The treasure chest, or portable storehouse, symbolises the heart, our capacity to make choices. As an adult, Jesus often described the heart in this way.

Gold symbolises purchasing power, our ability to acquire what we value. It includes privilege, the associations and investments-in-us that multiply our opportunities. It includes givens, such as natural abilities we might invest in, and more liquid currency such as the extent to which we might take risks or exercise caution. We are all traders, all give something of our gold to those we believe it will be advantageous to align ourselves with, the thing we worship whether that be the stock market or the Son of God.

Incense symbolises prayer, a recognition that, regardless of how much privilege we may enjoy, life involves chance, and forces — some benevolent, others malign — outside of and beyond our control. There is more to life than I can handle alone. We seek a covenant partner to stand alongside through thick and thin, and who will come to our aid; and we get to choose who that partner will be.

Myrrh symbolises romantic, erotic love. It was also used to embalm the dead. The desire to know love, to love and be loved in return, to give passionately of ourselves to another person or to a great consuming cause, is almost universal.
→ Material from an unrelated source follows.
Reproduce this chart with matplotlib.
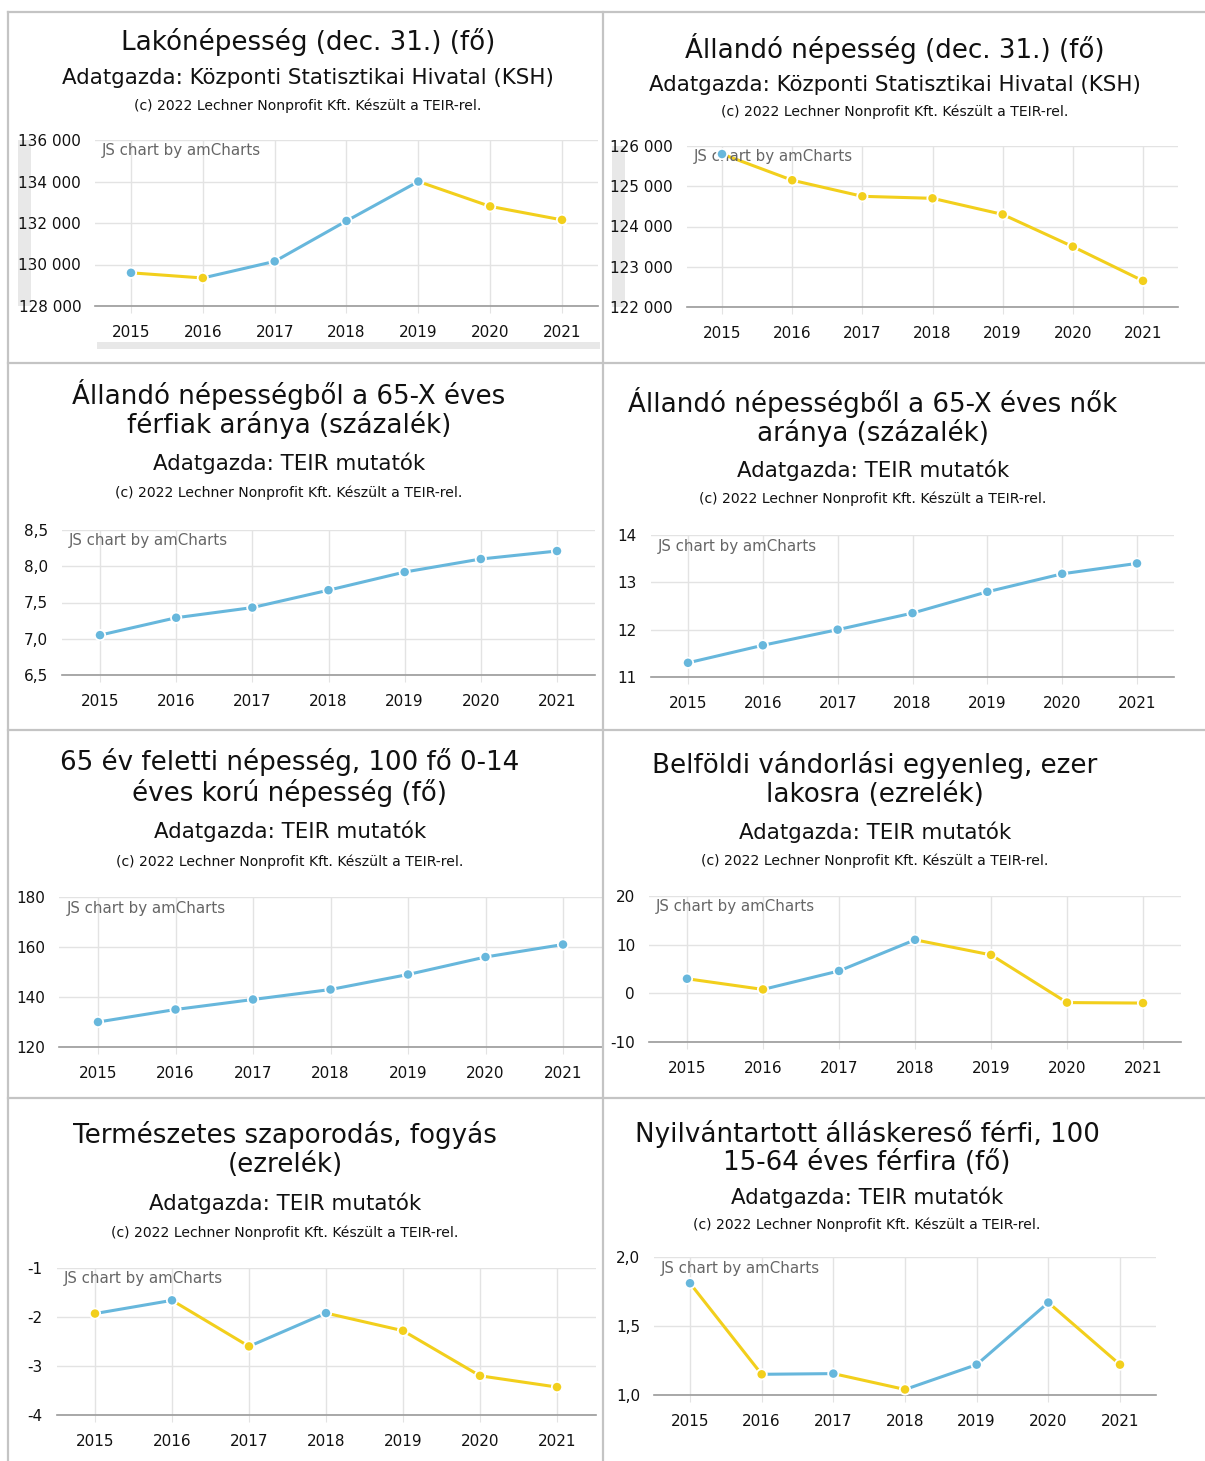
import matplotlib
matplotlib.use("Agg")
import matplotlib.pyplot as plt
from matplotlib.lines import Line2D
from matplotlib.patches import Rectangle

# Adatok
years = ["2015", "2016", "2017", "2018", "2019", "2020", "2021"]

titles = [
    ["Lakónépesség (dec. 31.) (fő)"],
    ["Állandó népesség (dec. 31.) (fő)"],
    ["Állandó népességből a 65-X éves", "férfiak aránya (százalék)"],
    ["Állandó népességből a 65-X éves nők", "aránya (százalék)"],
    ["65 év feletti népesség, 100 fő 0-14", "éves korú népesség (fő)"],
    ["Belföldi vándorlási egyenleg, ezer", "lakosra (ezrelék)"],
    ["Természetes szaporodás, fogyás", "(ezrelék)"],
    ["Nyilvántartott álláskereső férfi, 100", "15-64 éves férfira (fő)"],
]
sources = [
    "Adatgazda: Központi Statisztikai Hivatal (KSH)",
    "Adatgazda: Központi Statisztikai Hivatal (KSH)",
    "Adatgazda: TEIR mutatók",
    "Adatgazda: TEIR mutatók",
    "Adatgazda: TEIR mutatók",
    "Adatgazda: TEIR mutatók",
    "Adatgazda: TEIR mutatók",
    "Adatgazda: TEIR mutatók",
]
copyright_txt = "(c) 2022 Lechner Nonprofit Kft. Készült a TEIR-rel."

lakonepesseg = [129600, 129350, 130150, 132100, 134000, 132800, 132150]
allando_nepesseg = [125800, 125150, 124750, 124700, 124300, 123500, 122650]
ferfiak_65 = [7.05, 7.29, 7.43, 7.67, 7.92, 8.10, 8.21]
nok_65 = [11.30, 11.67, 12.00, 12.35, 12.80, 13.18, 13.40]
oregsegi_index = [130, 135, 139, 143, 149, 156, 161]
vandorlas = [3.0, 0.8, 4.6, 11.0, 7.9, -1.9, -2.0]
termeszetes = [-1.93, -1.66, -2.60, -1.92, -2.28, -3.20, -3.43]
allaskereso = [1.81, 1.15, 1.155, 1.04, 1.22, 1.67, 1.22]

series = [lakonepesseg, allando_nepesseg, ferfiak_65, nok_65,
          oregsegi_index, vandorlas, termeszetes, allaskereso]
# első pont iránya (az előző, nem látható évhez képest)
first_up = [True, True, True, True, True, True, False, True]
# y tengely: min, max, lépés, tizedesjegyek
y_axes = [
    (128000, 136000, 2000, 0),
    (122000, 126000, 1000, 0),
    (6.5, 8.5, 0.5, 1),
    (11, 14, 1, 0),
    (120, 180, 20, 0),
    (-10, 20, 10, 0),
    (-4, -1, 1, 0),
    (1.0, 2.0, 0.5, 1),
]

# Elrendezés pixelben
W, H = 1205, 1461
# x(2015), x(2021), y(max), y(min)
plot_px = [
    (131, 562, 140, 306),
    (722, 1143, 146, 307),
    (100, 557, 530, 675),
    (688, 1137, 535, 677),
    (98, 563, 897, 1047),
    (687, 1143, 896, 1042),
    (95, 557, 1268, 1415),
    (690, 1120, 1257, 1395),
]
# szöveg középpont x, címsorok y, adatgazda y, copyright y
text_px = [
    (308, [42], 78, 106),
    (895, [48], 85, 112),
    (289, [395, 425], 463, 493),
    (873, [403, 433], 470, 499),
    (290, [762, 793], 831, 862),
    (875, [765, 795], 832, 861),
    (285, [1135, 1165], 1203, 1233),
    (867, [1134, 1163], 1197, 1225),
]

BLUE = "#67b7dc"
YELLOW = "#f2cf1c"
GRID = "#e3e3e3"

plt.rcParams["font.family"] = ["DejaVu Sans"]

fig = plt.figure(figsize=(W / 100, H / 100), dpi=100)
fig.patch.set_facecolor("white")


def fx(x):
    return x / W


def fy(y):
    return 1 - y / H


def fmt(v, dec):
    if dec == 0:
        return f"{v:,.0f}".replace(",", " ")
    return f"{v:.{dec}f}".replace(".", ",")


# keretek
border = "#c4c4c4"
for (x0, y0, x1, y1) in [(8, 12, 1205, 12), (8, 12, 8, 1461), (603, 12, 603, 1461),
                         (8, 363, 1205, 363), (8, 730, 1205, 730), (8, 1098, 1205, 1098)]:
    fig.add_artist(Line2D([fx(x0), fx(x1)], [fy(y0), fy(y1)], color=border, lw=1.6))

# amCharts görgetősávok (a tengelyek mögött)
for (x0, y0, x1, y1) in [(18, 140, 31, 306), (97, 342, 600, 349), (612, 146, 625, 307)]:
    fig.add_artist(Rectangle((fx(x0), fy(y1)), fx(x1) - fx(x0), fy(y0) - fy(y1),
                             transform=fig.transFigure, color="#e8e8e8", lw=0, zorder=-1))

for k, vals in enumerate(series):
    cx, tys, sy, cy = text_px[k]
    for line, ty in zip(titles[k], tys):
        fig.text(fx(cx), fy(ty), line, ha="center", va="center", fontsize=18.8, color="#111111")
    fig.text(fx(cx), fy(sy), sources[k], ha="center", va="center", fontsize=15.4, color="#111111")
    fig.text(fx(cx), fy(cy), copyright_txt, ha="center", va="center", fontsize=10.1, color="#111111")

    x15, x21, ytop, ybot = plot_px[k]
    step = (x21 - x15) / 6
    left = x15 - step / 2
    right = x21 + step / 2
    ax = fig.add_axes([fx(left), fy(ybot), fx(right) - fx(left), fy(ytop) - fy(ybot)])
    ax.patch.set_alpha(0)

    ymin, ymax, ystep, dec = y_axes[k]
    nt = int(round((ymax - ymin) / ystep))
    yt = [ymin + i * ystep for i in range(nt + 1)]
    ax.set_ylim(ymin, ymax)
    ax.set_xlim(-0.5, 6.5)
    ax.set_yticks(yt)
    ax.set_yticklabels([fmt(v, dec) for v in yt])
    ax.set_xticks(range(len(years)))
    ax.set_xticklabels(years)
    ax.grid(True, color=GRID, lw=1)
    ax.set_axisbelow(True)
    for s in ["top", "right", "left"]:
        ax.spines[s].set_visible(False)
    ax.spines["bottom"].set_color("#9a9a9a")
    ax.spines["bottom"].set_linewidth(1.2)
    ax.tick_params(axis="y", length=0, pad=10, labelsize=11, labelcolor="#111111")
    ax.tick_params(axis="x", length=5, color=GRID, pad=9, labelsize=11, labelcolor="#111111")

    # irány szerinti színezés
    cols = [BLUE if first_up[k] else YELLOW]
    for i in range(1, len(vals)):
        cols.append(BLUE if vals[i] >= vals[i - 1] else YELLOW)
    for i in range(1, len(vals)):
        ax.plot([i - 1, i], [vals[i - 1], vals[i]], color=cols[i], lw=2.2,
                solid_capstyle="butt", zorder=3, clip_on=False)
    ax.scatter(range(len(vals)), vals, s=55, c=cols, edgecolors="white",
               linewidths=1.3, zorder=4, clip_on=False)

    ax.text(7 / (right - left), 1 - 11 / (ybot - ytop), "JS chart by amCharts",
            transform=ax.transAxes, ha="left", va="center", fontsize=10.8, color="#666666")

fig.savefig("out.png", dpi=100, facecolor="white")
Sooner or later, the experience of loss, of death and walking the valley of the shadow of death, is truly universal. Certainly, you cannot know the first without the second, for they go hand-in-hand.

Gold, frankincense and myrrh represent the treasures that are locked away, kept close together and under guard, in all of our hearts. We all make choices in relation to all three. And Jesus is the key that unlocks the storehouse, that enables us to share what we have received, and so find it to be true treasure: to find that we are enough, for others as well as for ourselves. For God, however inadequate we might feel.

This Epiphany, may your heart be unlocked.